Carol’s eyes say she’s not.

The final part of the flashback is prophetic if my read on Carol is accurate. As the scene shifts to the present, the shadow of doubt creeps into Carol’s eyes at several points, one in particular involves a clever moment when she and Nate pick out rings. The issue’s well timed cliffhanger leaves us wanting more as Carol is faced with a decision that will no doubt be one that many of us will see coming, but I can’t wait to read it!

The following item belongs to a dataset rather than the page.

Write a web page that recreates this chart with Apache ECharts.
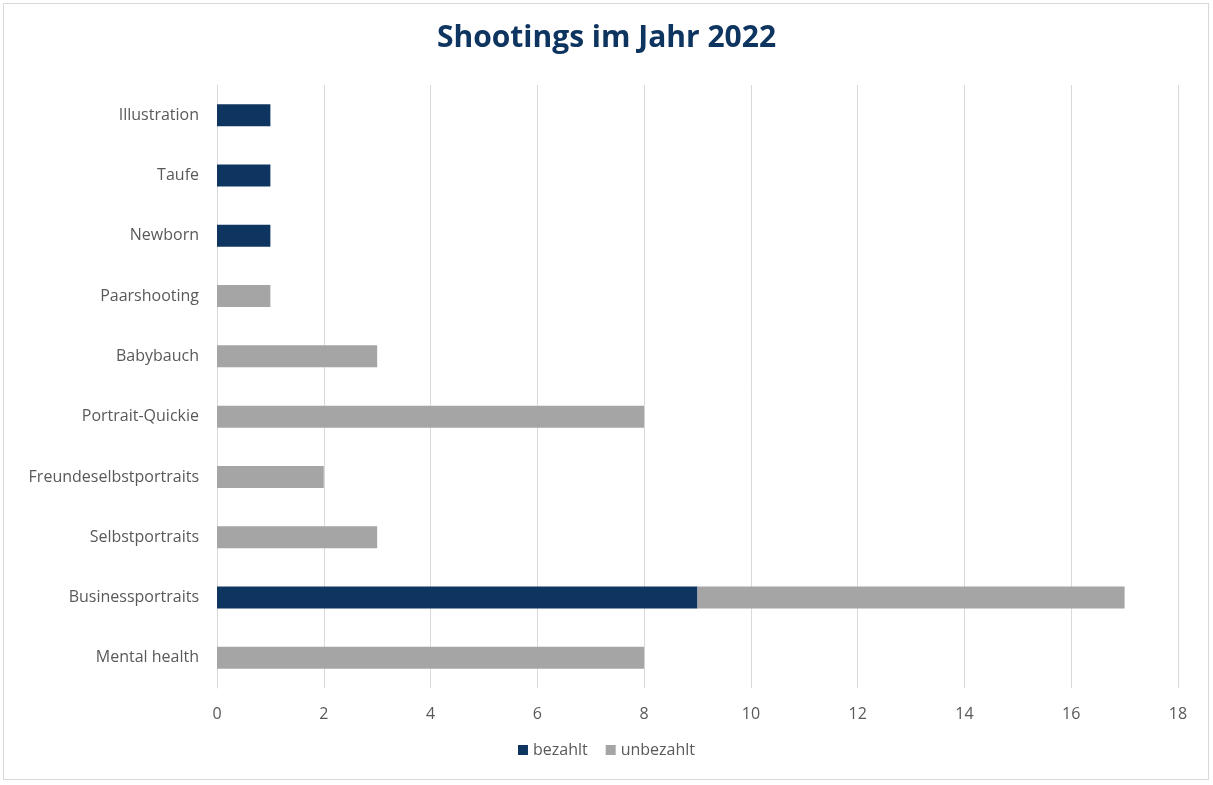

The continuation of Guy Gardner’s mission to apprehend Lobo is a really fun counterpoint to the more serious tone of the main story, and I enjoyed seeing Adams play around with the Guy / Lobo dynamic, although we’re still not sure if Guy really has the right person in cuffs. Shenanigans unfold and Guy is left dealing with Bolphunga and other bounty hunters are want a piece of the action, only to end up finding himself literally pulled into the “House of Brainiac” storyline.

In my mind I hear Guy saying, “I say we let him go” like Pee Wee Herman in the biker bar!

I can’t talk about this issue and not discuss the fantastic work of the art team. Xermanico and Amacay Nahuelpan are a great tag-team is this issue, and their art styles compliment each other really well. The sequences on Zamoran and Oa have a suitable epic space adventure vibe, while the events on Earth are very grounded and real. In particular, the facial expressions on Carol Ferris as she goes through a number of conflicted emotions is very strong and tell a part of the story that the words don’t, completely supporting the script with the visual storytelling that elevates the book. And Kevin Maguire is the perfect artist pairing for Guy’s misadventures!

Green Lantern #11 feels like the issue that this series has been building towards from the get go. Everything that the creative team has been doing up to now has positioned this series to where it is now, with a feeling that each plot is coming to a crescendo at the same time. What a great time to be a lantern fan! Nine out of ten lanterns.